Land and Water Allocation Modeling

    Written scenario assumptions become mapped alternative futures through land allocation modeling. Ultimately allocation means assignment of one of the 65 categories in the legend to each 1/4-acre cell in the digital map, a condition that results from actions within specific models, interactions between the models, and final map assembly. The six resource allocation processes (urbanization, rural development, agriculture, forestry, natural habitats, and surface water withdrawals) are modeled separately, but the models interact. For example, when an urban growth boundary expands, both agricultural land and previously rural residential land may convert to urban. Within the new UGB, agricultural lands may remain agricultural or be converted to urban uses. When that conversion occurs, responsibility for modeling the affected locations shifts from the agricultural model to the urban. The main reason for modeling the phenomena in 10-year time steps is to allow these interactions to occur.

    The figure diagrams interactions among the land allocation models. Straight arrows indicate the direction of effect. For example, urbanization may take land away from rural residential use, but there is no alternative future modeled in which rural residential use replaces urban uses. The circular arrows indicate the internal effects on each modelís next time step of the prior steps.

    The Conservation 2050 alternative allocates land to natural vegetation, creating groupings of land allocations not present in the other futures. These areas are called Tier One conservation zones. As the diagram shows, these allocations can have complex interactions with the principal processes, at times forcing expansion of UGBs, and therefore conversion of agricultural land to urban uses as an indirect effect, as well as directly converting agricultural lands to various natural vegetation types.

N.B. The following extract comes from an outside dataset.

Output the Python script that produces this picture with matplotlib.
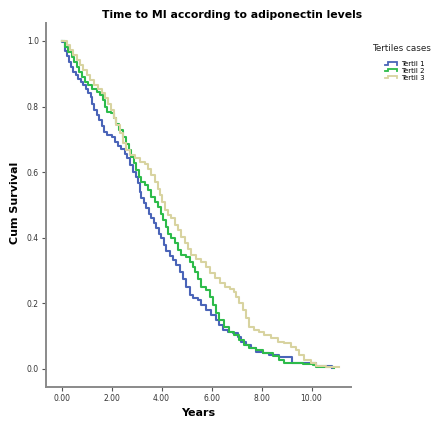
import matplotlib
matplotlib.use("Agg")
import matplotlib.pyplot as plt
from matplotlib.legend_handler import HandlerBase
from matplotlib.lines import Line2D

# Kaplan-Meier curves (years, cumulative survival)
t1_time = [0.00, 0.02, 0.13, 0.22, 0.29, 0.37, 0.46, 0.56, 0.66, 0.77, 0.86, 0.96,
           1.06, 1.16, 1.22, 1.30, 1.40, 1.50, 1.60, 1.70, 1.80, 2.00, 2.13, 2.26,
           2.39, 2.52, 2.62, 2.72, 2.86, 2.96, 3.06, 3.12, 3.19, 3.30, 3.39, 3.49,
           3.59, 3.70, 3.79, 3.89, 3.99, 4.08, 4.19, 4.32, 4.45, 4.59, 4.72, 4.85,
           4.99, 5.12, 5.25, 5.45, 5.58, 5.78, 5.98, 6.18, 6.31, 6.45, 6.65, 6.85,
           7.04, 7.18, 7.38, 7.58, 7.78, 8.04, 8.31, 8.71, 9.11, 9.20, 9.90, 10.17,
           10.83]
t1_surv = [1.000, 0.998, 0.970, 0.955, 0.936, 0.920, 0.906, 0.896, 0.885, 0.875, 0.865, 0.855,
           0.842, 0.829, 0.809, 0.789, 0.773, 0.758, 0.742, 0.722, 0.714, 0.706, 0.691, 0.681,
           0.671, 0.656, 0.642, 0.621, 0.601, 0.586, 0.566, 0.540, 0.520, 0.505, 0.490, 0.474,
           0.459, 0.444, 0.429, 0.413, 0.398, 0.378, 0.360, 0.345, 0.332, 0.317, 0.297, 0.274,
           0.251, 0.225, 0.215, 0.210, 0.195, 0.180, 0.164, 0.149, 0.134, 0.119, 0.114, 0.109,
           0.098, 0.083, 0.073, 0.063, 0.053, 0.048, 0.043, 0.037, 0.036, 0.019, 0.017, 0.009,
           0.002]

t2_time = [0.00, 0.02, 0.13, 0.26, 0.40, 0.50, 0.60, 0.69, 0.80, 0.93, 1.06, 1.22,
           1.40, 1.53, 1.66, 1.75, 1.83, 1.99, 2.10, 2.19, 2.29, 2.46, 2.59, 2.70,
           2.79, 2.90, 2.99, 3.10, 3.19, 3.32, 3.45, 3.59, 3.72, 3.85, 3.96, 4.05,
           4.16, 4.25, 4.39, 4.52, 4.65, 4.79, 4.99, 5.12, 5.25, 5.35, 5.45, 5.58,
           5.78, 5.92, 6.05, 6.18, 6.31, 6.51, 6.71, 6.91, 7.11, 7.31, 7.51, 7.78,
           8.04, 8.44, 8.71, 8.91, 9.64, 10.04, 10.17, 10.63, 10.90]
t2_surv = [1.000, 0.999, 0.982, 0.966, 0.951, 0.936, 0.921, 0.906, 0.890, 0.875, 0.865, 0.855,
           0.845, 0.835, 0.819, 0.799, 0.784, 0.779, 0.764, 0.748, 0.728, 0.708, 0.687, 0.667,
           0.647, 0.627, 0.606, 0.586, 0.571, 0.560, 0.545, 0.525, 0.510, 0.494, 0.474, 0.454,
           0.433, 0.413, 0.398, 0.383, 0.362, 0.347, 0.340, 0.327, 0.312, 0.297, 0.274, 0.251,
           0.241, 0.220, 0.195, 0.170, 0.149, 0.129, 0.114, 0.104, 0.088, 0.073, 0.063, 0.058,
           0.048, 0.040, 0.027, 0.017, 0.015, 0.012, 0.007, 0.005, 0.004]

t3_time = [0.00, 0.02, 0.20, 0.33, 0.46, 0.60, 0.73, 0.86, 1.00, 1.13, 1.30, 1.46,
           1.60, 1.73, 1.86, 1.99, 2.10, 2.19, 2.33, 2.46, 2.59, 2.72, 2.92, 3.12,
           3.32, 3.45, 3.59, 3.72, 3.85, 3.95, 4.03, 4.12, 4.25, 4.39, 4.52, 4.65,
           4.79, 4.92, 5.05, 5.19, 5.39, 5.58, 5.78, 5.95, 6.15, 6.35, 6.55, 6.75,
           6.90, 6.98, 7.11, 7.24, 7.38, 7.51, 7.71, 7.91, 8.11, 8.38, 8.64, 8.91,
           9.17, 9.37, 9.51, 9.71, 9.97, 10.17, 10.57, 11.10]
t3_surv = [1.000, 0.999, 0.987, 0.972, 0.956, 0.941, 0.926, 0.911, 0.896, 0.880, 0.865, 0.855,
           0.840, 0.825, 0.809, 0.789, 0.764, 0.743, 0.720, 0.690, 0.667, 0.652, 0.642, 0.631,
           0.626, 0.611, 0.591, 0.571, 0.550, 0.530, 0.510, 0.484, 0.469, 0.459, 0.439, 0.423,
           0.403, 0.383, 0.365, 0.347, 0.335, 0.327, 0.310, 0.292, 0.276, 0.261, 0.251, 0.243,
           0.235, 0.220, 0.200, 0.180, 0.154, 0.129, 0.119, 0.114, 0.104, 0.094, 0.083, 0.078,
           0.068, 0.058, 0.043, 0.027, 0.017, 0.009, 0.007, 0.005]

labels = ["Tertil 1", "Tertil 2", "Tertil 3"]
colors = ["#4a64b8", "#2dbb4a", "#d8d3a0"]
x_ticks = [0, 2, 4, 6, 8, 10]
y_ticks = [0.0, 0.2, 0.4, 0.6, 0.8, 1.0]


class StepHandler(HandlerBase):
    # little step-shaped legend icon like the SPSS output
    def create_artists(self, legend, orig_handle, xdescent, ydescent,
                       width, height, fontsize, trans):
        x0, y0 = -xdescent, -ydescent
        xs = [x0, x0 + 0.2 * width, x0 + 0.2 * width, x0 + 0.9 * width, x0 + 0.9 * width]
        ys = [y0 + 0.3 * height, y0 + 0.3 * height, y0 + 0.8 * height,
              y0 + 0.8 * height, y0 + 0.3 * height]
        ln = Line2D(xs, ys, color=orig_handle.get_color(), lw=1.3,
                    solid_joinstyle="miter", transform=trans)
        return [ln]


fig = plt.figure(figsize=(4.35, 4.21), dpi=100)
ax = fig.add_axes([0.105, 0.0815, 0.703, 0.864])

lines = []
for tt, ss, lab, col in zip([t1_time, t2_time, t3_time],
                            [t1_surv, t2_surv, t3_surv], labels, colors):
    ln, = ax.step(tt, ss, where="post", color=col, lw=1.5, label=lab)
    lines.append(ln)

ax.set_xlim(-0.64, 11.6)
ax.set_ylim(-0.054, 1.055)
ax.set_xticks(x_ticks)
ax.set_xticklabels(["%.2f" % v for v in x_ticks])
ax.set_yticks(y_ticks)
ax.set_yticklabels(["%.1f" % v for v in y_ticks])

for side in ["top", "right"]:
    ax.spines[side].set_visible(False)
for side in ["left", "bottom"]:
    ax.spines[side].set_color("#8a8a8a")
    ax.spines[side].set_linewidth(1.4)
ax.tick_params(direction="out", length=3, width=0.8, color="#555555",
               labelsize=5.5, labelcolor="#333333", pad=2)

fig.text(0.533, 0.964, "Time to MI according to adiponectin levels",
         fontsize=7.8, fontweight="bold", ha="center", va="center")
ax.set_xlabel("Years", fontsize=8, fontweight="bold")
ax.xaxis.set_label_coords(0.50, -0.058)
ax.set_ylabel("Cum Survival", fontsize=8, fontweight="bold")
ax.yaxis.set_label_coords(-0.084, 0.505)

fig.text(0.855, 0.884, "Tertiles cases", fontsize=6.3, ha="left", va="center",
         color="#222222")
leg = fig.legend(lines, labels, loc="upper left", bbox_to_anchor=(0.878, 0.863),
                 frameon=False, fontsize=5, borderpad=0, handlelength=1.9,
                 handletextpad=0.3, labelspacing=0.1,
                 handler_map={Line2D: StepHandler()})

fig.savefig("out.png", dpi=100)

    The final step in land allocation is map assembly, in which the results of the individual allocation models are combined to produce a time step, for example, 2010 or 2020, of an alternative future. The individual allocation models produce map layers which are combined in such a way that overlying uses replace underlying ones if conflicting types exist for a particular 1/4-acre cell. This process carries out stakeholder-defined prioritization rules in each of the scenarios, summarized in this table. In Conservation 2050, for example, agricultural uses are replaced by some wetland uses, while in Development 2050 the reverse is true.